__Task objective__:
Pull each line holding "that" out of the entries below.

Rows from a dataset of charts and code
○ ○ ○

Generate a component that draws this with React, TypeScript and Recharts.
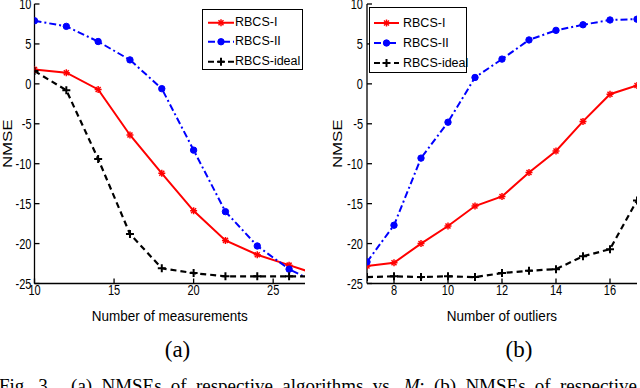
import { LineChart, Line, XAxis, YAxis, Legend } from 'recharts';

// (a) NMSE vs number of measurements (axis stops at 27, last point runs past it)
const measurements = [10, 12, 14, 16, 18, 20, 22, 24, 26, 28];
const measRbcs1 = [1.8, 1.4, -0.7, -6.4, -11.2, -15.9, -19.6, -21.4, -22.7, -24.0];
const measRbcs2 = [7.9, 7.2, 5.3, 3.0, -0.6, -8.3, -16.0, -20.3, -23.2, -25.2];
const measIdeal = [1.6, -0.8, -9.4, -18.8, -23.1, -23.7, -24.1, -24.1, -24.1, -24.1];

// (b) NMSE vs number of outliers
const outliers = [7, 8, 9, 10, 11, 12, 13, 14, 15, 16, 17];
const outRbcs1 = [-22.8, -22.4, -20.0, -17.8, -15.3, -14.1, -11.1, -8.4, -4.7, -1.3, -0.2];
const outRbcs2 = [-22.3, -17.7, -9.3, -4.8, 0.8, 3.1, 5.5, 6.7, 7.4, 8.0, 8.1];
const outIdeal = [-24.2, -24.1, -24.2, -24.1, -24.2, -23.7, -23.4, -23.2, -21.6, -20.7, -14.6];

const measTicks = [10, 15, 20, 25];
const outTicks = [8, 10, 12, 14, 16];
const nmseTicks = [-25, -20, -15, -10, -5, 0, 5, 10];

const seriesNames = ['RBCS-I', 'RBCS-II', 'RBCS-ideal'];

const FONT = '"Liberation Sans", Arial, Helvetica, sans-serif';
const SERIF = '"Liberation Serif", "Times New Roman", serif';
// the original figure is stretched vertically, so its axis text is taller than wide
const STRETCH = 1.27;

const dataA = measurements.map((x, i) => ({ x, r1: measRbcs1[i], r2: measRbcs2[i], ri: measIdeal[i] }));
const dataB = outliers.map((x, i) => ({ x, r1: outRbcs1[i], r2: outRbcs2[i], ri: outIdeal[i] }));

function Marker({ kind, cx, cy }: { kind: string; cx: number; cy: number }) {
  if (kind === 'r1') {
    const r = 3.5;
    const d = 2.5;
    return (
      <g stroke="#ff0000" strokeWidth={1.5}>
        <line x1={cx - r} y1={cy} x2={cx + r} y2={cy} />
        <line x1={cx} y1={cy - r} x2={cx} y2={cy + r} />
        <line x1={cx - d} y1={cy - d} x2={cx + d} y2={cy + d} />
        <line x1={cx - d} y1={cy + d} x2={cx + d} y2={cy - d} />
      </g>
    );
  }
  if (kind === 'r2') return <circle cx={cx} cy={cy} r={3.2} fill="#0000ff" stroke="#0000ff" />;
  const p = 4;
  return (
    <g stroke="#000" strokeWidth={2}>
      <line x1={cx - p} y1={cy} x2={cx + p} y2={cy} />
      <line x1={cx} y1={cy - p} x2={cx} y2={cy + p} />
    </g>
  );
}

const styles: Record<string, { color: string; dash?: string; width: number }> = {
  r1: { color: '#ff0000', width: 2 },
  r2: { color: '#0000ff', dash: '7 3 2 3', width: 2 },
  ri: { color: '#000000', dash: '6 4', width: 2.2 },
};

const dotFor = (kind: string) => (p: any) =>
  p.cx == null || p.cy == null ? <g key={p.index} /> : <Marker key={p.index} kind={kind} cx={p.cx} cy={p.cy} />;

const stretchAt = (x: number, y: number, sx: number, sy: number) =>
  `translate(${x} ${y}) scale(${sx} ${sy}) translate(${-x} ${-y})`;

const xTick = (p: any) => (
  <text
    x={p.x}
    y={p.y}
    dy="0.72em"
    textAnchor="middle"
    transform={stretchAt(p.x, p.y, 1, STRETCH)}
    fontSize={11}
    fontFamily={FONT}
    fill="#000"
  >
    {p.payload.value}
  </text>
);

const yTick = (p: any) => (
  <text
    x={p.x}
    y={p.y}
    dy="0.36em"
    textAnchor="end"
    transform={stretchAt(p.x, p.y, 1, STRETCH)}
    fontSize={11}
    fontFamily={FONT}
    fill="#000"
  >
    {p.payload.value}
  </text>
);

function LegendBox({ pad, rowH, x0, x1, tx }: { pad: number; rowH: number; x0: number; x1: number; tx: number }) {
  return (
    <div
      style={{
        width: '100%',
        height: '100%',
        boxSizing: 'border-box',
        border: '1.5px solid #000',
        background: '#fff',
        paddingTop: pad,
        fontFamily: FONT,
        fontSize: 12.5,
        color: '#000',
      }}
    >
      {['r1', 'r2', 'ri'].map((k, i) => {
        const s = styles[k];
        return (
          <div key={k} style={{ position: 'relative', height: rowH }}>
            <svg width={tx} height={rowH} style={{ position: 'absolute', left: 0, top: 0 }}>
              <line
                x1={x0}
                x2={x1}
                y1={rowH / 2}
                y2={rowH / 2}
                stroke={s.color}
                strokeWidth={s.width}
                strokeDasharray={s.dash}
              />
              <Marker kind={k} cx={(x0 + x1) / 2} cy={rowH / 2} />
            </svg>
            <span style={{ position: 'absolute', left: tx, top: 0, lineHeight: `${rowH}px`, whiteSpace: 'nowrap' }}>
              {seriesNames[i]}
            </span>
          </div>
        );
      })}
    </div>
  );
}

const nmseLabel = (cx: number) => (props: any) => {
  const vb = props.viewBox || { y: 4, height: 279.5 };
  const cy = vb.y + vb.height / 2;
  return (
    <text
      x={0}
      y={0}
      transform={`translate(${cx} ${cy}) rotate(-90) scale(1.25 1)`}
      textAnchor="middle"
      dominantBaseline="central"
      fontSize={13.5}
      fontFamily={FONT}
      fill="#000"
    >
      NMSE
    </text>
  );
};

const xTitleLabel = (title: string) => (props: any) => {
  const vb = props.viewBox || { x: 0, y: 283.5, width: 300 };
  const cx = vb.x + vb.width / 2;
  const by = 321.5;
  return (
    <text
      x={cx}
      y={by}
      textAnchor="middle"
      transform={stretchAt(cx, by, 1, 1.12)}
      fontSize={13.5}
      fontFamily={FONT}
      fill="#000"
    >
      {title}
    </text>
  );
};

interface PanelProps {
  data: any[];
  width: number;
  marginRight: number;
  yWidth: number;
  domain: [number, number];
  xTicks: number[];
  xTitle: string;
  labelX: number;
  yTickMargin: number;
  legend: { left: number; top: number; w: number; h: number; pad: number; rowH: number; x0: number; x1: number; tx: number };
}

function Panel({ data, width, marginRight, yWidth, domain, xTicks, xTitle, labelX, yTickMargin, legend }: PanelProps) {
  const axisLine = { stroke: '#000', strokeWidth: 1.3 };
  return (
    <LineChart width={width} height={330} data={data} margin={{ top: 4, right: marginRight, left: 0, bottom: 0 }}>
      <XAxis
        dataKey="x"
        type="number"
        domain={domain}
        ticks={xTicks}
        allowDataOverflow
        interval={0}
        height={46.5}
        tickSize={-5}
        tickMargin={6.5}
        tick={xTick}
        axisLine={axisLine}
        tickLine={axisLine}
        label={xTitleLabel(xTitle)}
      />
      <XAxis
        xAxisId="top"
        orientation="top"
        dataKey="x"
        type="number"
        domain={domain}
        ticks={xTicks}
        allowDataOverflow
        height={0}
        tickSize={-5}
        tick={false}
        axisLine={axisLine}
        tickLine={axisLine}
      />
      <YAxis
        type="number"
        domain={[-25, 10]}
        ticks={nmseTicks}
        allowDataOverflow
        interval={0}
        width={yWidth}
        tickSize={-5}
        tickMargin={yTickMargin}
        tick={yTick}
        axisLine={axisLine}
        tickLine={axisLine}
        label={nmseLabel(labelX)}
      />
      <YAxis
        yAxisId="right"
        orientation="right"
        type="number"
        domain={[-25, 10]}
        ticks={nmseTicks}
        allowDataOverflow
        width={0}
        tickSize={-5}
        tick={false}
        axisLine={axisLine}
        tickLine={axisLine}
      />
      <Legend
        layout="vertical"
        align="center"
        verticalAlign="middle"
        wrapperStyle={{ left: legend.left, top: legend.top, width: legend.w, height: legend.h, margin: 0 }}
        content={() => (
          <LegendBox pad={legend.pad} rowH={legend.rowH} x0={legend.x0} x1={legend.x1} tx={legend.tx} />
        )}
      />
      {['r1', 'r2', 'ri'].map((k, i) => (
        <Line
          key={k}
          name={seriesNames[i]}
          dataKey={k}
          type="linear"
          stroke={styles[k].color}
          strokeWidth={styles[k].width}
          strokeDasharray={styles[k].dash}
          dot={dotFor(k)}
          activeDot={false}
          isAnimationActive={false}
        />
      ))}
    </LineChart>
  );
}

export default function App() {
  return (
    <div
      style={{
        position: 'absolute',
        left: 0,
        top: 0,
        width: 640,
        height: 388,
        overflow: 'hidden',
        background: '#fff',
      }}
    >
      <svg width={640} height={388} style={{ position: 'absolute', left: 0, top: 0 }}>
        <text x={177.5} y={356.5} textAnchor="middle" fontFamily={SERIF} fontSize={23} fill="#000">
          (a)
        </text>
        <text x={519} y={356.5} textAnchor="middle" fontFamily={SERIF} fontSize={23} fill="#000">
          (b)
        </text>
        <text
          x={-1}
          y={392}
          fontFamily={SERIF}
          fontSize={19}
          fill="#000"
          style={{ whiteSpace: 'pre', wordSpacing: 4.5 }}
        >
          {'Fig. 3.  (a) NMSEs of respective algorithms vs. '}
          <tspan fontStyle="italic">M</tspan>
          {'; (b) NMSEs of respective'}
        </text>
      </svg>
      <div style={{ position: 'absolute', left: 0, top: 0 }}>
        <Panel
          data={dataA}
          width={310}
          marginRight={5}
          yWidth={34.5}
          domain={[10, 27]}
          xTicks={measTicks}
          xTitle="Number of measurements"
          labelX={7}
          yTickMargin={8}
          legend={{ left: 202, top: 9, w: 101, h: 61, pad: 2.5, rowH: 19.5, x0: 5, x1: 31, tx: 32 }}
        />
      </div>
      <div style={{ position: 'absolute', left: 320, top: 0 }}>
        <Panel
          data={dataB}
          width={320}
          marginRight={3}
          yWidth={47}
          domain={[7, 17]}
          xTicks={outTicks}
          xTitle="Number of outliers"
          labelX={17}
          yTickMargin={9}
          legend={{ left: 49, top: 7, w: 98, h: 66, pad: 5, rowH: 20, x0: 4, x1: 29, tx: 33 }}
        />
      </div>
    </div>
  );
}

○ ○ ○

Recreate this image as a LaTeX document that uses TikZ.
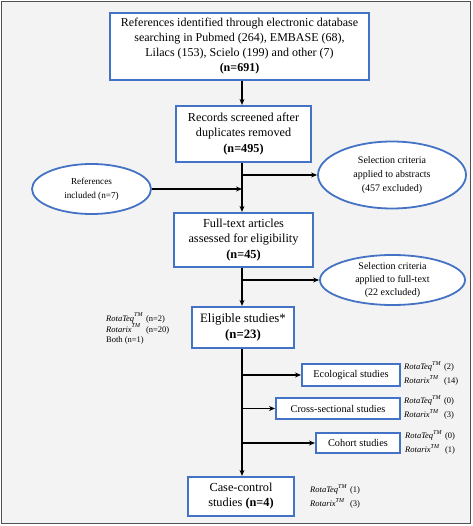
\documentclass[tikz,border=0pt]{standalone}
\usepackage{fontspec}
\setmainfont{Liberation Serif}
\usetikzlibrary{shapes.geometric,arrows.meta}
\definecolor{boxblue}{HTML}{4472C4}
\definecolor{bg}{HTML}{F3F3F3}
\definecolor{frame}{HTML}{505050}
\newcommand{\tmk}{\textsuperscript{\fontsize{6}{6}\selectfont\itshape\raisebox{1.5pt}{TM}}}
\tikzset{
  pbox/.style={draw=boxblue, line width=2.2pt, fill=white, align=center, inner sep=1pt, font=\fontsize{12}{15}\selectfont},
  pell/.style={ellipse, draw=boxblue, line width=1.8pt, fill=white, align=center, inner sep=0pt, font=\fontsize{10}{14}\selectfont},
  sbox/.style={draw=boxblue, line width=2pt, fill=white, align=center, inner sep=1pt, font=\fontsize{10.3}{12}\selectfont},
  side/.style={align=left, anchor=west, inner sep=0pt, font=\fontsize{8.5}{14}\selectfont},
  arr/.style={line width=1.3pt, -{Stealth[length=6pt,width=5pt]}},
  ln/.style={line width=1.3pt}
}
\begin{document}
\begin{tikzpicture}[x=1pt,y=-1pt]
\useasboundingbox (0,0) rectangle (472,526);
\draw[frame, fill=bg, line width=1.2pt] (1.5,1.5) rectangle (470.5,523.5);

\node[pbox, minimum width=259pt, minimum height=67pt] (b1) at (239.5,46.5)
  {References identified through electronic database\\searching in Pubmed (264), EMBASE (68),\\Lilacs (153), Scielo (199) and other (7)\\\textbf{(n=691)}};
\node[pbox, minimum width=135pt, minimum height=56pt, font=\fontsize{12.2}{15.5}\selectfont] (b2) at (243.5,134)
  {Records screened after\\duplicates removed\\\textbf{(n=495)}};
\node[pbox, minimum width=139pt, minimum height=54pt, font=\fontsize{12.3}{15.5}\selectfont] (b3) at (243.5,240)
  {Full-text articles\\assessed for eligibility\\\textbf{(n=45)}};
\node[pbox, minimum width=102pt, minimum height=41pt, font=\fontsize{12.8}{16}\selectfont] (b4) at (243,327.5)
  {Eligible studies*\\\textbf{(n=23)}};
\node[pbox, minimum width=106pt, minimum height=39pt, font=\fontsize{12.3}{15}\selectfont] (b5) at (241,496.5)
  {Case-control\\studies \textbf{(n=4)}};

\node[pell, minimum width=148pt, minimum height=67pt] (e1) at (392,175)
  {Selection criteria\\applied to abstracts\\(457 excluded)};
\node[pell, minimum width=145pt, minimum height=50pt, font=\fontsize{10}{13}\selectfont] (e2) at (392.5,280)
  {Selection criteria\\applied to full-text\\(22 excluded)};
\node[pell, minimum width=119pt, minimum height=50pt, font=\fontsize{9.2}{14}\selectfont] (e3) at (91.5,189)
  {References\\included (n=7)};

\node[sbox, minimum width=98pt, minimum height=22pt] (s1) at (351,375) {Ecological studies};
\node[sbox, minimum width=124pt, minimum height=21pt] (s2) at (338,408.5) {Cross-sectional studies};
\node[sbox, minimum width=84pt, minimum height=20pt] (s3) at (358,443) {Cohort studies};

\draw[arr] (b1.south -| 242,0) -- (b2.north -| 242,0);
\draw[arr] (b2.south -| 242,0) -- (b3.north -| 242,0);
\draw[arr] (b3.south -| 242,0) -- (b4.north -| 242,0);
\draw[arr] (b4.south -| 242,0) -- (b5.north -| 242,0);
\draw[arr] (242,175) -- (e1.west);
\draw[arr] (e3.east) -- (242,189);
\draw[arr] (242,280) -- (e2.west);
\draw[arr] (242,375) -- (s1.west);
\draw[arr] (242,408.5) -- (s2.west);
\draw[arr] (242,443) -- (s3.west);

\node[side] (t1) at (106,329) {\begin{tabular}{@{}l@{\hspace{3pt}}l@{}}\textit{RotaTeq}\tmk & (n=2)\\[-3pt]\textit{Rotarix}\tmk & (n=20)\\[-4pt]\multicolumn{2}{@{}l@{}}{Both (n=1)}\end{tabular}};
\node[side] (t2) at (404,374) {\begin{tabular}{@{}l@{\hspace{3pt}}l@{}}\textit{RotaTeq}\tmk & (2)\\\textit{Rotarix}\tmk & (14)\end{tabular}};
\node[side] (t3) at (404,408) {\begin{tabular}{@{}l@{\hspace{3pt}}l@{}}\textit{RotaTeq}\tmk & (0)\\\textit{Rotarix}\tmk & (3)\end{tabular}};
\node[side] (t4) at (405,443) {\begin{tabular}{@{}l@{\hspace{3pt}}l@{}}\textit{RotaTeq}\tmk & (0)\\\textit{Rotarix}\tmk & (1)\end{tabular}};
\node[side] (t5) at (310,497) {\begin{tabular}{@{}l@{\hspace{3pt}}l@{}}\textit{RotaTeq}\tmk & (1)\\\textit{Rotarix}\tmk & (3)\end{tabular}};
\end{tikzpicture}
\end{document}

○ ○ ○

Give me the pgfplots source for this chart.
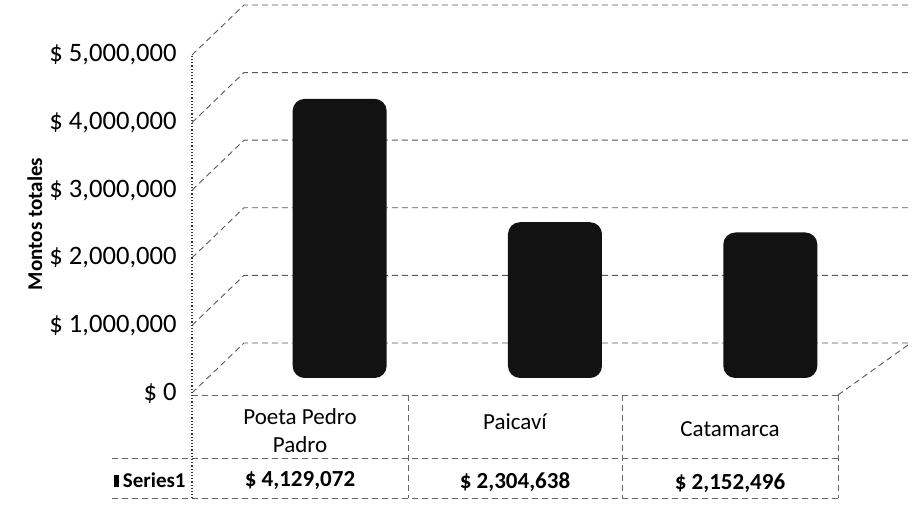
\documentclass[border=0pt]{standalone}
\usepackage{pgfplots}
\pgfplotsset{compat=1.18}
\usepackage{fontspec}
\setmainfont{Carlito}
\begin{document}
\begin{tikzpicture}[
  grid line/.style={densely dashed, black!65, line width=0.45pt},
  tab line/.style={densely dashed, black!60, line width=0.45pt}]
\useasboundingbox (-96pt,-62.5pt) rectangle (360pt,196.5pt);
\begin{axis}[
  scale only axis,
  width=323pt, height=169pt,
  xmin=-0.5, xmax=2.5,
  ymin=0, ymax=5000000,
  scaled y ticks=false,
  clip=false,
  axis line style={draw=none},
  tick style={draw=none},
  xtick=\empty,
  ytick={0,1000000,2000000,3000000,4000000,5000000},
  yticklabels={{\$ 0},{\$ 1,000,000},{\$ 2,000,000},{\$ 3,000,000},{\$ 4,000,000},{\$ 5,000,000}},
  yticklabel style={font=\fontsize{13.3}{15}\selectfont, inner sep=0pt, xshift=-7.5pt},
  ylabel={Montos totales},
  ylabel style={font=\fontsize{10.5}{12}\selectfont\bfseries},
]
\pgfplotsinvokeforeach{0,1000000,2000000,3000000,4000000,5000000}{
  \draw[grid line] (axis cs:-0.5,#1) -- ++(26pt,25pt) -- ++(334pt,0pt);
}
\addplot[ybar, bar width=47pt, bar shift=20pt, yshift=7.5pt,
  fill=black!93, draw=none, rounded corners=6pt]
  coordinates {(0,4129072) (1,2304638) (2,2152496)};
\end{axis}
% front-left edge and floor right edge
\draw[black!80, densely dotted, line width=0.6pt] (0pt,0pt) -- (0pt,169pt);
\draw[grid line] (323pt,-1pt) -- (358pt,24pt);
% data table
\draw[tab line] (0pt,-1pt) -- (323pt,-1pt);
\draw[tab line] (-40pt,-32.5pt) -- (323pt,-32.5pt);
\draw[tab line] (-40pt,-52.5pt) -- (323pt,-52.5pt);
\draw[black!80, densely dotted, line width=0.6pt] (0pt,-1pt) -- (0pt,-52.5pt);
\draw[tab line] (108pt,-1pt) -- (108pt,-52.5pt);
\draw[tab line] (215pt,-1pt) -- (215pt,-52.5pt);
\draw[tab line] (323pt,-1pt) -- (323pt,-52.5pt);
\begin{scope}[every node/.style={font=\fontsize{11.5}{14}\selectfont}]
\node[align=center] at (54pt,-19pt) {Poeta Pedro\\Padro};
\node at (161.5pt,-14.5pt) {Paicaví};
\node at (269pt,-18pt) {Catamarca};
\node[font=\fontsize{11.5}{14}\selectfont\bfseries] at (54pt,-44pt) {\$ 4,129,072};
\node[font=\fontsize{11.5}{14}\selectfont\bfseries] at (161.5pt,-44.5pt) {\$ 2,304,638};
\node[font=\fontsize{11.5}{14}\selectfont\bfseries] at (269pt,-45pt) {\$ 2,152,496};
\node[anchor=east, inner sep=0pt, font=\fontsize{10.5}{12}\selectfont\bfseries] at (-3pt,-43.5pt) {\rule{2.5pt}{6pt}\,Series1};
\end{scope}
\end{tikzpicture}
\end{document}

○ ○ ○

__Response to this task__:
Generate a component that draws this with React, TypeScript and Recharts.
Recreate this image as a LaTeX document that uses TikZ.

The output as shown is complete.